Läuft die Karte auf Standardtakt oder ist sie OCed? Welches Netzteil hast du?


----------



## Dirkschn25 (11. März 2015)

Netzteil : Sharkoon WPM V2 600W (ca halbes Jahr alt)

Nein ich bin der Meinung das es keine OC Karte ist....bzw ich hab da nix Übertaktet


----------



## Kerkilabro (11. März 2015)

Das ist ein EA Titel, diese Fehlermeldungen bekommt man da als Feature dazu! Ich hatte zum Beispiel mal während des spielens mein DX deinstalliert! Oder wie im deinem Fall die GPU mal eben entnommen, während des spielens! Und wenn man mal die GPU neu reinsetzt und den Treiber komplett neu installiert sowie Direct X dann bekommt man die Fehlermeldung: Das Spiel funktioniert nicht mehr! This is tripple A shit!


----------



## Dirkschn25 (11. März 2015)

Kerkilabro schrieb:


> Das ist ein EA Titel, diese Fehlermeldungen bekommt man da als Feature dazu! Ich hatte zum Beispiel mal während des spielens mein DX deinstalliert! Oder wie im deinem Fall die GPU mal eben entnommen, während des spielens! Und wenn man mal die GPU neu reinsetzt und den Treiber komplett neu installiert sowie Direct X dann bekommt man die Fehlermeldung: Das Spiel funktioniert nicht mehr! This is tripple A shit!

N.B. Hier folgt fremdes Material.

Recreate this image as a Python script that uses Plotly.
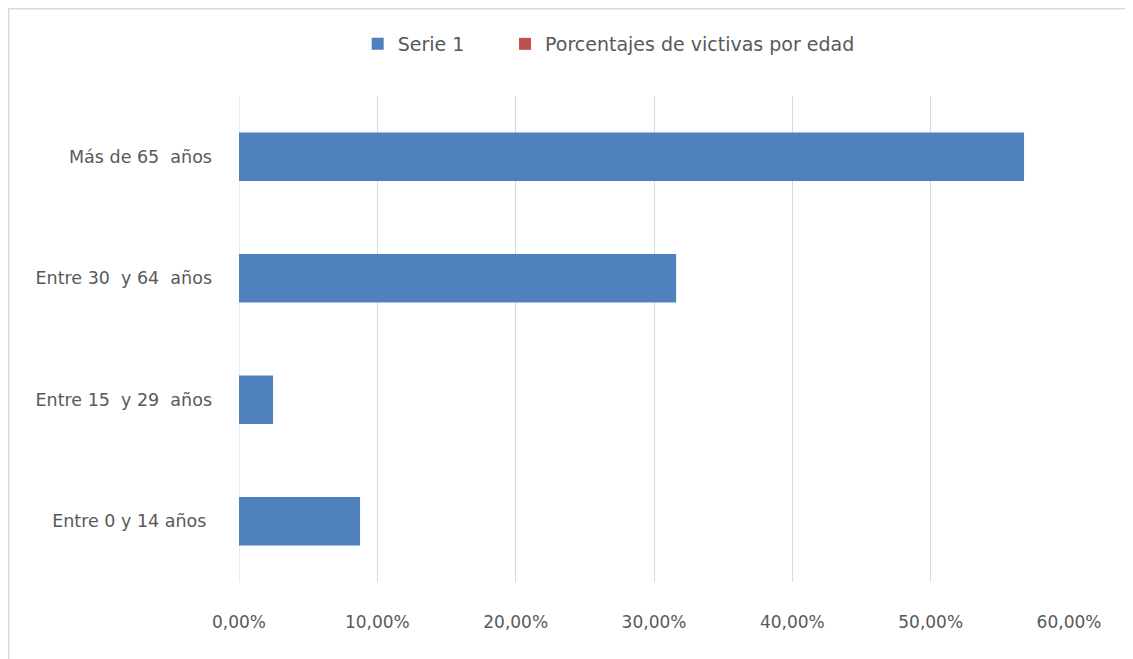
import plotly.graph_objects as go

categories = ["Entre 0 y 14 años ", "Entre 15  y 29  años", "Entre 30  y 64  años", "Más de 65  años"]
serie1 = [0.0875, 0.0246, 0.316, 0.5675]
porcentajes = [None, None, None, None]
tick_vals = [0, 0.1, 0.2, 0.3, 0.4, 0.5, 0.6]

font_family = "'DejaVu Sans', sans-serif"
grey = "#595959"

fig = go.Figure()
fig.add_trace(go.Bar(y=categories, x=serie1, orientation="h", name="Serie 1",
                     marker=dict(color="#4f81bd", line=dict(width=0)), width=0.4,
                     legend="legend", showlegend=True))
fig.add_trace(go.Bar(y=categories, x=porcentajes, orientation="h",
                     name="Porcentajes de victivas por edad",
                     marker=dict(color="#c0504d", line=dict(width=0)), width=0.4,
                     legend="legend2", showlegend=True))

leg_common = dict(orientation="h", y=1.107, xanchor="left", yanchor="middle",
                  font=dict(size=19, color=grey), itemwidth=30,
                  itemsizing="constant", bgcolor="rgba(0,0,0,0)", visible=True)

# page has 8px body margin: plot area placed so it lands at x 239..1069, y 96..582
fig.update_layout(
    width=1125, height=651,
    margin=dict(l=231, r=64, t=88, b=77),
    paper_bgcolor="white", plot_bgcolor="white",
    barmode="overlay",
    showlegend=True,
    separators=",.",
    font=dict(family=font_family, size=17, color=grey),
    legend=dict(x=0.143, **leg_common),
    legend2=dict(x=0.3205, **leg_common),
    xaxis=dict(range=[0, 0.6], tickvals=tick_vals, tickformat=".2%",
               showgrid=True, gridcolor="#d9d9d9", gridwidth=1,
               zeroline=False, showline=False, ticks="", ticklabelstandoff=28,
               tickfont=dict(size=17, color=grey), fixedrange=True),
    yaxis=dict(showgrid=False, zeroline=False, showline=False, ticks="",
               ticklabelstandoff=26, tickfont=dict(size=17.5, color=grey),
               categoryorder="array", categoryarray=categories),
    shapes=[dict(type="rect", xref="paper", yref="paper",
                 x0=(0.75 - 231) / 830, x1=1.2, y0=-0.3, y1=(574 - 0.75) / 486,
                 line=dict(color="#d9d9d9", width=1.5), fillcolor="rgba(0,0,0,0)",
                 layer="below"),
            dict(type="line", xref="x", yref="paper", x0=0, x1=0, y0=0, y1=1,
                 line=dict(color="#d9d9d9", width=1), layer="below")],
)

fig.write_html("out.html")
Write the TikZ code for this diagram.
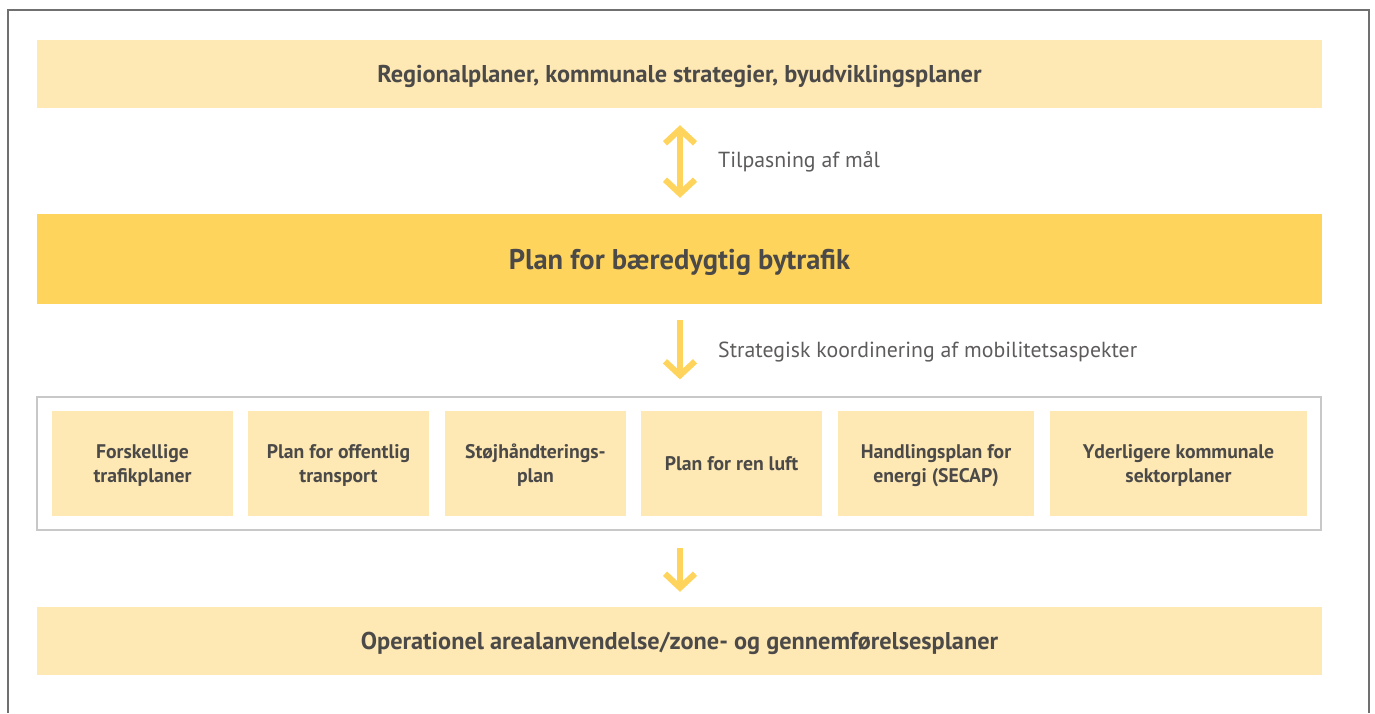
\documentclass[tikz,border=0pt]{standalone}
\usepackage{fontspec}
\setmainfont{PT Sans}
\usetikzlibrary{arrows.meta}
\definecolor{paleyellow}{HTML}{FEE8B4}
\definecolor{gold}{HTML}{FFD45C}
\definecolor{inktext}{HTML}{4B4A48}
\definecolor{labeltext}{HTML}{5E5B5B}
\definecolor{framegray}{HTML}{707070}
\definecolor{boxgray}{HTML}{C8C8C8}
\tikzset{
  band/.style={fill=paleyellow, draw=none, minimum width=1285pt, minimum height=68pt,
    inner sep=0pt, text depth=0pt, text=inktext, font=\fontsize{24.3}{28}\selectfont\bfseries},
  keyband/.style={band, fill=gold, minimum height=90pt, font=\fontsize{28.5}{33}\selectfont\bfseries},
  subplan/.style={fill=paleyellow, draw=none, minimum height=105pt, inner sep=0pt,
    text depth=0pt, text=inktext, align=center, font=\fontsize{19.7}{24}\selectfont\bfseries},
  flow/.style={draw=gold, line width=6pt, -{Straight Barb[length=14pt,width=30pt]}},
  flowboth/.style={flow, {Straight Barb[length=14pt,width=30pt]}-{Straight Barb[length=14pt,width=30pt]}},
  flowlabel/.style={anchor=west, text=labeltext, inner sep=0pt, font=\fontsize{21.8}{26}\selectfont}
}
\begin{document}
\begin{tikzpicture}[x=1pt, y=-1pt]
  \useasboundingbox (0,0) rectangle (1375,713);
  % outer frame, open at the bottom
  \draw[framegray, line width=1.3pt] (8,713) -- (8,10) -- (1369,10) -- (1369,713);

  % main bands
  \node[band] (regional) at (679.5,74) {Regionalplaner, kommunale strategier, byudviklingsplaner};
  \node[keyband] (sump) at (679.5,259) {Plan for bæredygtig bytrafik};
  \node[band] (operational) at (679.5,641) {Operationel arealanvendelse/zone- og gennemførelsesplaner};

  % container of sector plans
  \node[draw=boxgray, line width=1.2pt, minimum width=1284pt, minimum height=133pt, inner sep=0pt] (sector) at (679,463.5) {};
  \node[subplan, minimum width=181pt] (p1) at (142.5,463.5) {Forskellige\\trafikplaner};
  \node[subplan, minimum width=181pt] (p2) at (338.5,463.5) {Plan for offentlig\\transport};
  \node[subplan, minimum width=181pt] (p3) at (535.5,463.5) {Støjhåndterings-\\plan};
  \node[subplan, minimum width=181pt] (p4) at (731.5,463.5) {Plan for ren luft};
  \node[subplan, minimum width=196pt] (p5) at (936,463.5) {Handlingsplan for\\energi (SECAP)};
  \node[subplan, minimum width=257pt] (p6) at (1178.5,463.5) {Yderligere kommunale\\sektorplaner};

  % flow arrows along the central axis
  \coordinate (axis) at (680,0);
  \draw[flowboth, shorten <=17pt, shorten >=16pt] (regional.south -| axis) -- (sump.north -| axis);
  \draw[flow, shorten <=16pt, shorten >=17pt] (sump.south -| axis) -- (sector.north -| axis);
  \draw[flow, shorten <=17pt, shorten >=15pt] (sector.south -| axis) -- (operational.north -| axis);

  % arrow labels
  \node[flowlabel] (lbl1) at (718,162) {Tilpasning af mål};
  \node[flowlabel] (lbl2) at (718,352) {Strategisk koordinering af mobilitetsaspekter};
\end{tikzpicture}
\end{document}
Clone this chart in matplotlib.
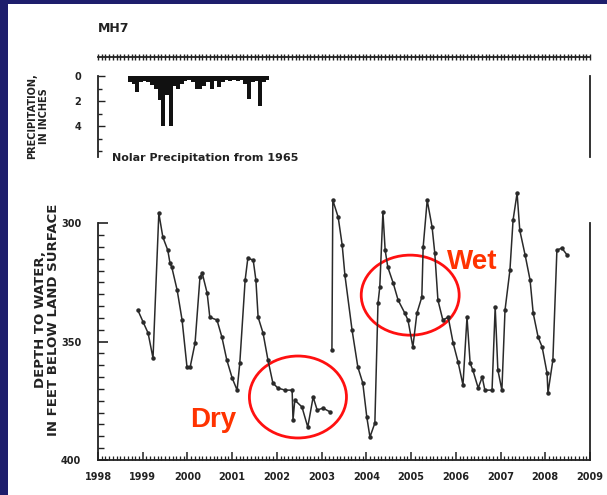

Jetzt nochmal auf Deutsch bitte!!! Wie  das spiel funktioniert nicht mehr? Warum?

Ich muss dazu sagen... Ich weis jetzt nicht mehr genau ob das bei dem Spiel war oder bei Assassin´s Creed Unity  da hat er bei der Installation von Direct x gemeckert... bzw bei der Installation von NFS Rivals wenn er da DX  mit installieren soll...meckert er auch. muss ich immer manuell erneut ausführen denn klappt es


----------



## Porsche2000 (31. März 2015)

Da hat er Recht. Das ist wirklich triple A shit!
EA programmiert nur noch Müll. Vor allem was NFS angeht das ist höchstens ein Haufen Softwareschrott. Nichtmal den DVD-Rohling wert! 

Spiel NFS Porsche, wenn du ein meisterhaftes Rennspiel willst. Das waren noch vernünftige Spiele! Es ist 15 Jahre alt und läuft besser als dieser moderne, lieblos drauflosprogrammierte Rotz.


----------